**Exercise details**
In the entries below, find the line with "What matplotlib code" and the line with "ax.grid(axis='y', color=grid, linewidth=1, zorder=0)", then retype both and everything between them exactly. Do not copy the pictures.

**Stored data**
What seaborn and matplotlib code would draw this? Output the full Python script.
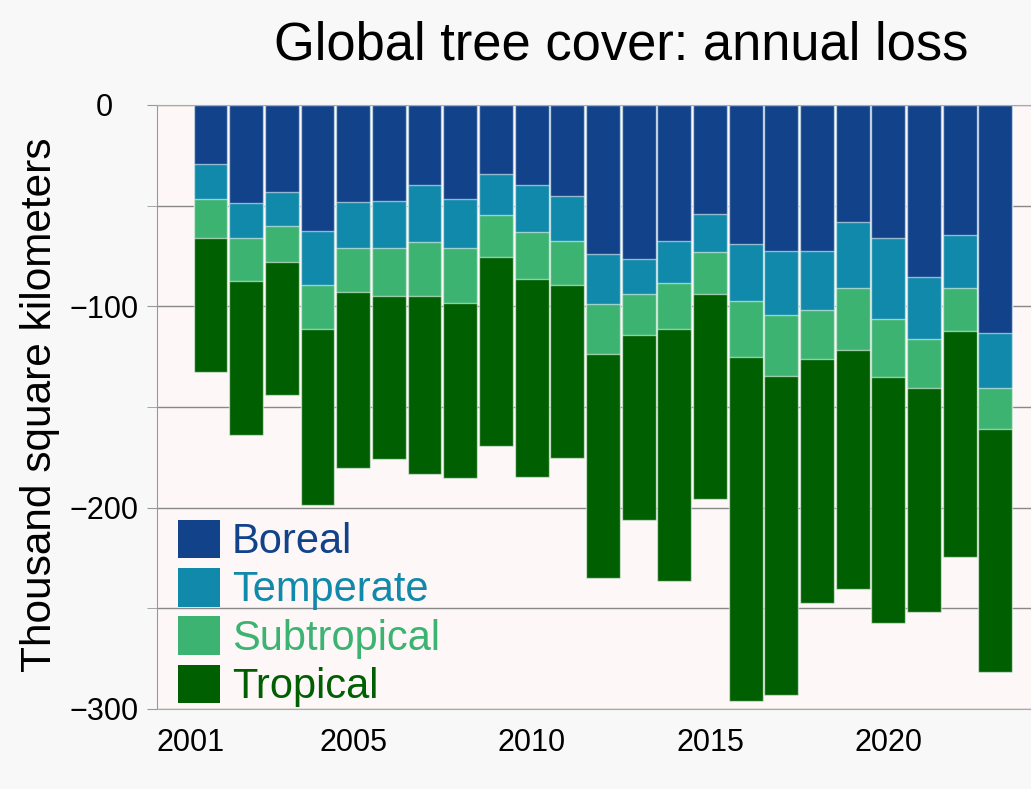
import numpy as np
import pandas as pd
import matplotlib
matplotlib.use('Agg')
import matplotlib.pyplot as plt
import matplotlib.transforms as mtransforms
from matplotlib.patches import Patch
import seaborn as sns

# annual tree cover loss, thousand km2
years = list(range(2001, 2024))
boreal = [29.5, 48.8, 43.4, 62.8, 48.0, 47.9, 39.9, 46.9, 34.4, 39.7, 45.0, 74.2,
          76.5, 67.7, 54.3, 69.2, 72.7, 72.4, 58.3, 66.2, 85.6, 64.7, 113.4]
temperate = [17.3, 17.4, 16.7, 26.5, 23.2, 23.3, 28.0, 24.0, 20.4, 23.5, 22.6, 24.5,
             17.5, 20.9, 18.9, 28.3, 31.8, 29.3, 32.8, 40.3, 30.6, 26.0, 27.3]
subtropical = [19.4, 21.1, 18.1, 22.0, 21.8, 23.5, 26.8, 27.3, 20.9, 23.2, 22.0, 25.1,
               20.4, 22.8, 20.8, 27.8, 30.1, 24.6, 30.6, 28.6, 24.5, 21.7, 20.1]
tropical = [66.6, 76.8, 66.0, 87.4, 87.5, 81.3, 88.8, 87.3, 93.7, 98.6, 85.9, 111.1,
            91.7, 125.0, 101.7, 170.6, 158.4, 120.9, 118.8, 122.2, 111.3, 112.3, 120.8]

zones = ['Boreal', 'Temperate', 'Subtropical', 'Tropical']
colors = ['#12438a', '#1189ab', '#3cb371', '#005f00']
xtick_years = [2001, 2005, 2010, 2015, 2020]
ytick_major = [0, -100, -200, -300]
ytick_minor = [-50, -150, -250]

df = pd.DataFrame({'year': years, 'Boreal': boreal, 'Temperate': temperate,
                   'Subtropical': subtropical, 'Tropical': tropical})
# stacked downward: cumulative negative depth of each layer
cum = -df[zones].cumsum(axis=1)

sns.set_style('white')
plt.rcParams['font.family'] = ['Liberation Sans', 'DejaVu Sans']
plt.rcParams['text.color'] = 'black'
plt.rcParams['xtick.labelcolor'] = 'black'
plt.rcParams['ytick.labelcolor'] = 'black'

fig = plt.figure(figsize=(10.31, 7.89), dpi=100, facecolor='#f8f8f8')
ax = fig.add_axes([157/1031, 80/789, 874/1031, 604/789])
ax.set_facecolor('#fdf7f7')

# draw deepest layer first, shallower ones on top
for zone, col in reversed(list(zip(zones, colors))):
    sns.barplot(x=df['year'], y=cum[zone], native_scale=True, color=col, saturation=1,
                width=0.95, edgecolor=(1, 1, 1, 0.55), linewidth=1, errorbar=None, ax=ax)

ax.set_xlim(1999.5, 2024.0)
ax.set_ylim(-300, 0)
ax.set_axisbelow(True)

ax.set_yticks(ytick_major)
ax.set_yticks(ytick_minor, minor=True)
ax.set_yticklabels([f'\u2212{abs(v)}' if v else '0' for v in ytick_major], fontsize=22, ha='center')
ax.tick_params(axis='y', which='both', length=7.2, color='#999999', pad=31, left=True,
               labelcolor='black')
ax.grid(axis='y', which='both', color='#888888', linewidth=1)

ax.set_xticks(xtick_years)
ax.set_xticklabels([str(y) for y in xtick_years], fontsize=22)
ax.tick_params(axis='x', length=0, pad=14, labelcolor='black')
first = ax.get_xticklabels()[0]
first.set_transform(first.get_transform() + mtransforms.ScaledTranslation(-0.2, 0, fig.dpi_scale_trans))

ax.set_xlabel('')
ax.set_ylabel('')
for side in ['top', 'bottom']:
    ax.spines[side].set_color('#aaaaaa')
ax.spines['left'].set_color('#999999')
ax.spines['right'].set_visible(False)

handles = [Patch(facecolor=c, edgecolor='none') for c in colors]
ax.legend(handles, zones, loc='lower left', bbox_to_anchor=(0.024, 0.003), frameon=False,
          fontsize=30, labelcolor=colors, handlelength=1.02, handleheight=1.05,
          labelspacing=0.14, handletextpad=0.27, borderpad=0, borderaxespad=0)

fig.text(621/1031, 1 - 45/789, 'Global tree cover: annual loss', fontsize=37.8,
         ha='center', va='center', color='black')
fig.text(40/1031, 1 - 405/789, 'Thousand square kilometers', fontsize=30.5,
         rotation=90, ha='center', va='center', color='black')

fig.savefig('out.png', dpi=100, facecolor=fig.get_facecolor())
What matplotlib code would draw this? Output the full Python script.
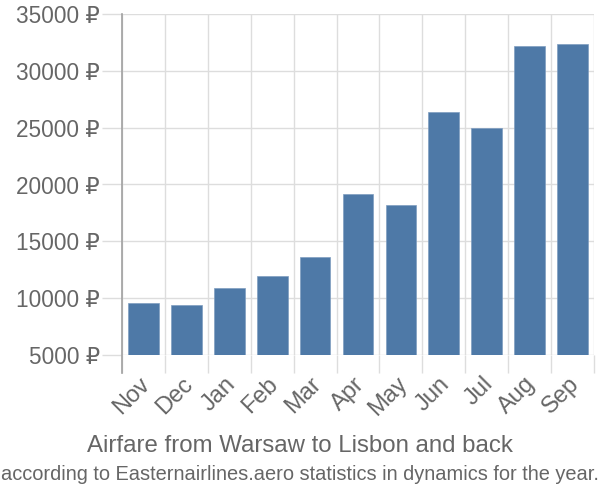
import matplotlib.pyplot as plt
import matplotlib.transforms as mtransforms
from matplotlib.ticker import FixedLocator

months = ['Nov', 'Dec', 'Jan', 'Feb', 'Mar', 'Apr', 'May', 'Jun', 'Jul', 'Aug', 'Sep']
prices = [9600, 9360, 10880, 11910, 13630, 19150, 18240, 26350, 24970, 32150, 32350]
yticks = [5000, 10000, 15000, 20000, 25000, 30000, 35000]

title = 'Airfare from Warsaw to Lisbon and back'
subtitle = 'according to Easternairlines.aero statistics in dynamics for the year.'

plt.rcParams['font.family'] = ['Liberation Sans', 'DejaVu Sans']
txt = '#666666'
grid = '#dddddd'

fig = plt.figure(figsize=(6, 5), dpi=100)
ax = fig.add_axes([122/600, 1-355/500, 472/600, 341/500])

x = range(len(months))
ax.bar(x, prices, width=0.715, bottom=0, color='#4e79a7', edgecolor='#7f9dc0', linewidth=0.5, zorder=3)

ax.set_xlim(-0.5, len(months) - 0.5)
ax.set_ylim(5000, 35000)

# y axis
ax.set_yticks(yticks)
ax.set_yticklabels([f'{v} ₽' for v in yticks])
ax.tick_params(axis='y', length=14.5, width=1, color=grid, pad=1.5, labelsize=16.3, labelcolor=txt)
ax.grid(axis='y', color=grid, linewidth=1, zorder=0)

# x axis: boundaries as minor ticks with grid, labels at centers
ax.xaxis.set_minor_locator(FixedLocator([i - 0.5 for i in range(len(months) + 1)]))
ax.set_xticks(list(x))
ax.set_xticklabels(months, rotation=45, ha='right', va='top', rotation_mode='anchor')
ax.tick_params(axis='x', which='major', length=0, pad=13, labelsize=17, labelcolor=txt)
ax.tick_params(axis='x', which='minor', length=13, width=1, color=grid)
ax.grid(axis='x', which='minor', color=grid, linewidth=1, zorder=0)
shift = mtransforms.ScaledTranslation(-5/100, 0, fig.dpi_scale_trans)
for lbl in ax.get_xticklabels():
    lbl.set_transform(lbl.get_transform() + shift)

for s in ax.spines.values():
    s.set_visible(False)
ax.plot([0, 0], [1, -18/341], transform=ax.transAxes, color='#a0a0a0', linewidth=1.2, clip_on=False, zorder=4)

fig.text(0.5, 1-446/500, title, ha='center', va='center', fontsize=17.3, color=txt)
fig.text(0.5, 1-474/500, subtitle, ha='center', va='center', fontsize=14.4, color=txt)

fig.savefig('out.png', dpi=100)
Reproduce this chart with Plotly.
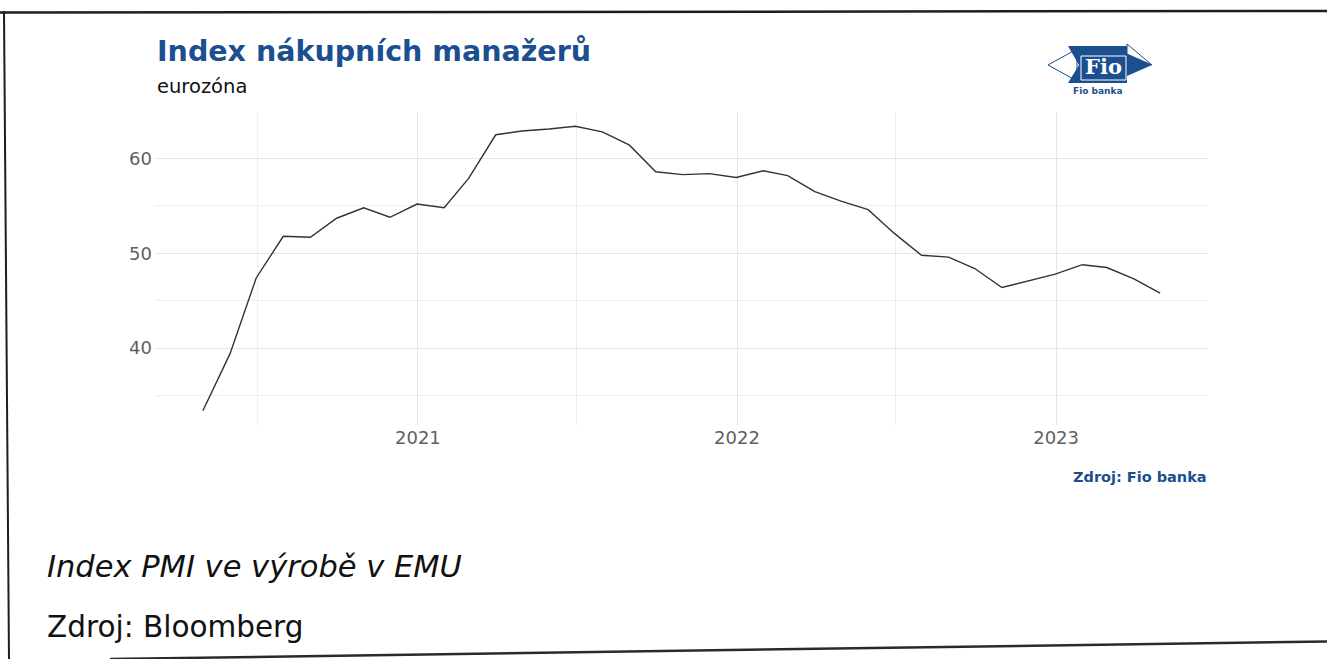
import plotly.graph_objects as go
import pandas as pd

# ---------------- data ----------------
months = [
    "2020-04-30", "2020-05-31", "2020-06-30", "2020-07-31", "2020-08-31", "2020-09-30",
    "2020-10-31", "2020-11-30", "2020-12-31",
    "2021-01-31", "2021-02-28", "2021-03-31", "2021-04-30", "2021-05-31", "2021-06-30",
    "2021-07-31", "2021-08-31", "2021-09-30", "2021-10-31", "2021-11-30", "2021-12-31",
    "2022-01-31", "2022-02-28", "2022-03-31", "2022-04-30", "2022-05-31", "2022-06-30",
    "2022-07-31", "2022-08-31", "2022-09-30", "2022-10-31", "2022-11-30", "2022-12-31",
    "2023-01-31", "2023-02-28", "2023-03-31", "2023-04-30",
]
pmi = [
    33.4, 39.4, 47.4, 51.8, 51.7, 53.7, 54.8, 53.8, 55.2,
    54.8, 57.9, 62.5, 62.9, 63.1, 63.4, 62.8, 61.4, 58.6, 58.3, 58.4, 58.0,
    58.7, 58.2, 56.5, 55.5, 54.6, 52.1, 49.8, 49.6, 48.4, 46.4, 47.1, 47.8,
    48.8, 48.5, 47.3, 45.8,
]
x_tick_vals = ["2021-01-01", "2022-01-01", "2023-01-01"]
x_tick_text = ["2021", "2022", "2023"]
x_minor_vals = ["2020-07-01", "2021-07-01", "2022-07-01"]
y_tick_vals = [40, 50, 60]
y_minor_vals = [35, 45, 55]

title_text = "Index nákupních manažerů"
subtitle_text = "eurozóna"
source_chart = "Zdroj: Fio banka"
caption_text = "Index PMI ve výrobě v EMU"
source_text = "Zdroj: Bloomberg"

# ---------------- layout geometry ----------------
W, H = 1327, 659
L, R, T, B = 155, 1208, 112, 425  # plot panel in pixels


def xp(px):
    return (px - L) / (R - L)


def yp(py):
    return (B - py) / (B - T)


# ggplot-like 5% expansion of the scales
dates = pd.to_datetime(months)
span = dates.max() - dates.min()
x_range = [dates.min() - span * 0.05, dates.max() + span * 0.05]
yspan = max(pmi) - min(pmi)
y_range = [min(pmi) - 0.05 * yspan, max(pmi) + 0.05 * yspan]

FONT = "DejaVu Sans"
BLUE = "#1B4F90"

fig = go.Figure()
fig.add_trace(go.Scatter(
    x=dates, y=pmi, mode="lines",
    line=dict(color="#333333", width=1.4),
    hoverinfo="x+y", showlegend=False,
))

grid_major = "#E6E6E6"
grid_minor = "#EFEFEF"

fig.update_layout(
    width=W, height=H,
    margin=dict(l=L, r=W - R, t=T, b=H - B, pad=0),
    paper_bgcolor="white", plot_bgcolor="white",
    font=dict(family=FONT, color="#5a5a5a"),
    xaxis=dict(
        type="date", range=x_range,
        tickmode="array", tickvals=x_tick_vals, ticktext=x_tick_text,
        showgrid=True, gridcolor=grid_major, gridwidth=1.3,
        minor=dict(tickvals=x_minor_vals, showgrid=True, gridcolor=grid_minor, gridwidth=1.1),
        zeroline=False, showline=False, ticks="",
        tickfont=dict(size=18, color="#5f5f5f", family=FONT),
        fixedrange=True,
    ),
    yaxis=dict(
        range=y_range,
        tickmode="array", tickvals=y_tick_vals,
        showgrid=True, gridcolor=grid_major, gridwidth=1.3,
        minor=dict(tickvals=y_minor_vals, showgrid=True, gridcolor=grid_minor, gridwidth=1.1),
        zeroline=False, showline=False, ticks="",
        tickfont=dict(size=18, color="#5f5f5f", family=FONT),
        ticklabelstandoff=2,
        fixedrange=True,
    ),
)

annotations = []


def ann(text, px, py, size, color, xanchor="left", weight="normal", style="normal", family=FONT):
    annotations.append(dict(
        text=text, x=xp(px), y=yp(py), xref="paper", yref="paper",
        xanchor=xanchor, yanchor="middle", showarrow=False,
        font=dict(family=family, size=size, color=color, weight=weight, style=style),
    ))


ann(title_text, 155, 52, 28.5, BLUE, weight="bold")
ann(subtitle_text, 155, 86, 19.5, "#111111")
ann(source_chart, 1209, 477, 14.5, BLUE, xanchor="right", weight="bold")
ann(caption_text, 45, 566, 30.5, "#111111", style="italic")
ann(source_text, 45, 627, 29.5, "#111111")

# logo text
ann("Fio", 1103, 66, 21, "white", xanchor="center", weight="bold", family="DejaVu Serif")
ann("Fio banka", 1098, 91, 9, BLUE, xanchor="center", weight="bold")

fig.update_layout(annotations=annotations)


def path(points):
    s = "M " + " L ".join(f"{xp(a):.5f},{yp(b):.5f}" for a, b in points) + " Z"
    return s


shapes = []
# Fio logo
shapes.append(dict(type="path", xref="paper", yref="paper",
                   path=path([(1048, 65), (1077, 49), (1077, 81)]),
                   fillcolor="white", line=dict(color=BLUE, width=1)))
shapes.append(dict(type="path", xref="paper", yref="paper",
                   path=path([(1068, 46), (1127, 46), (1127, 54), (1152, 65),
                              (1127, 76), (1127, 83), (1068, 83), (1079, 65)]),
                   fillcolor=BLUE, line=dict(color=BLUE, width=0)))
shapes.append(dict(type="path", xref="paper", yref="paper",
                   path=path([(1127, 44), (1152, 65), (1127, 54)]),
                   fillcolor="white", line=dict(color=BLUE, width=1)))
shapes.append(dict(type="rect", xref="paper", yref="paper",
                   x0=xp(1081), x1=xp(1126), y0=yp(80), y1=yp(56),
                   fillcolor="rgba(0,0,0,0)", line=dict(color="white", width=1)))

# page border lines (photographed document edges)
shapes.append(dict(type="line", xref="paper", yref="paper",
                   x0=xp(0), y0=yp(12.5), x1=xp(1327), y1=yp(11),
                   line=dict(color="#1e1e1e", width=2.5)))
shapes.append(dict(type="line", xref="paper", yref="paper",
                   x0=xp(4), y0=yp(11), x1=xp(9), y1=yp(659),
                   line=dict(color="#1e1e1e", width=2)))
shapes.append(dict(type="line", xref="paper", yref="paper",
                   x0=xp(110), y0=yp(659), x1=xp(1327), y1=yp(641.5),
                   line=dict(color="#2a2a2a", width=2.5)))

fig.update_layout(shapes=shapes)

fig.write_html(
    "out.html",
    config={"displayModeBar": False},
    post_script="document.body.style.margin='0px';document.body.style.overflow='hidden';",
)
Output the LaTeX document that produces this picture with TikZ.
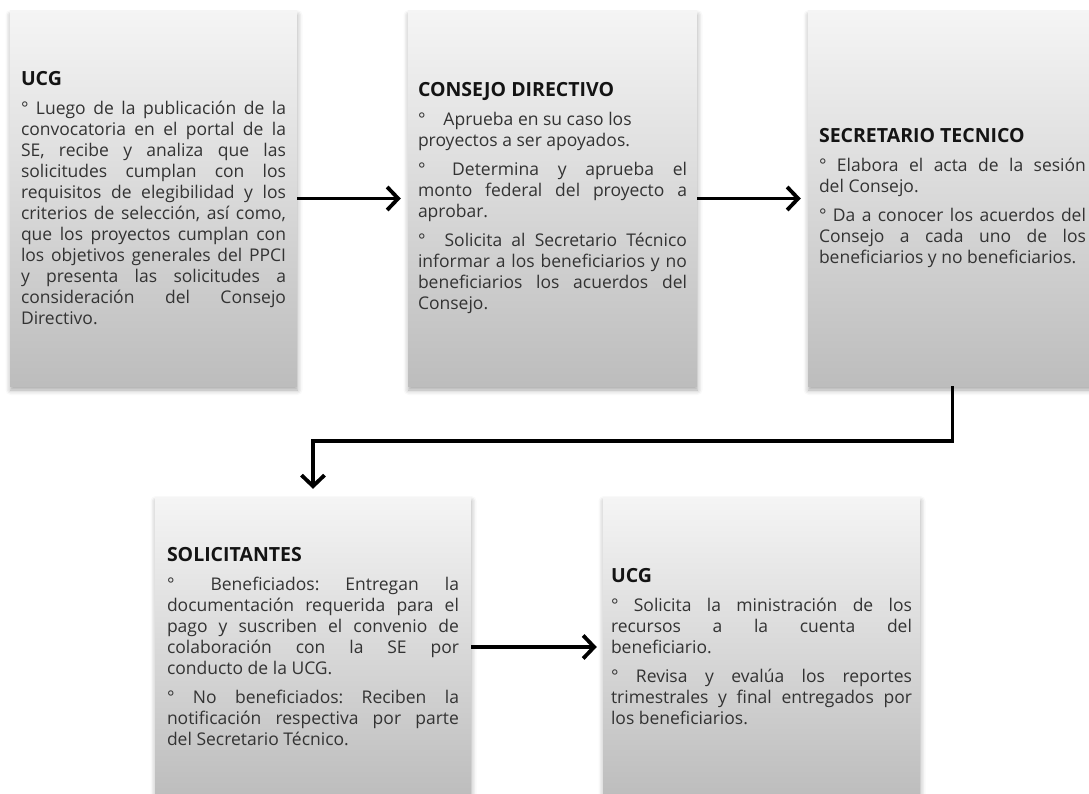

**Solution**
What matplotlib code would draw this? Output the full Python script.
import matplotlib.pyplot as plt
import matplotlib.transforms as mtransforms
from matplotlib.ticker import FixedLocator

months = ['Nov', 'Dec', 'Jan', 'Feb', 'Mar', 'Apr', 'May', 'Jun', 'Jul', 'Aug', 'Sep']
prices = [9600, 9360, 10880, 11910, 13630, 19150, 18240, 26350, 24970, 32150, 32350]
yticks = [5000, 10000, 15000, 20000, 25000, 30000, 35000]

title = 'Airfare from Warsaw to Lisbon and back'
subtitle = 'according to Easternairlines.aero statistics in dynamics for the year.'

plt.rcParams['font.family'] = ['Liberation Sans', 'DejaVu Sans']
txt = '#666666'
grid = '#dddddd'

fig = plt.figure(figsize=(6, 5), dpi=100)
ax = fig.add_axes([122/600, 1-355/500, 472/600, 341/500])

x = range(len(months))
ax.bar(x, prices, width=0.715, bottom=0, color='#4e79a7', edgecolor='#7f9dc0', linewidth=0.5, zorder=3)

ax.set_xlim(-0.5, len(months) - 0.5)
ax.set_ylim(5000, 35000)

# y axis
ax.set_yticks(yticks)
ax.set_yticklabels([f'{v} ₽' for v in yticks])
ax.tick_params(axis='y', length=14.5, width=1, color=grid, pad=1.5, labelsize=16.3, labelcolor=txt)
ax.grid(axis='y', color=grid, linewidth=1, zorder=0)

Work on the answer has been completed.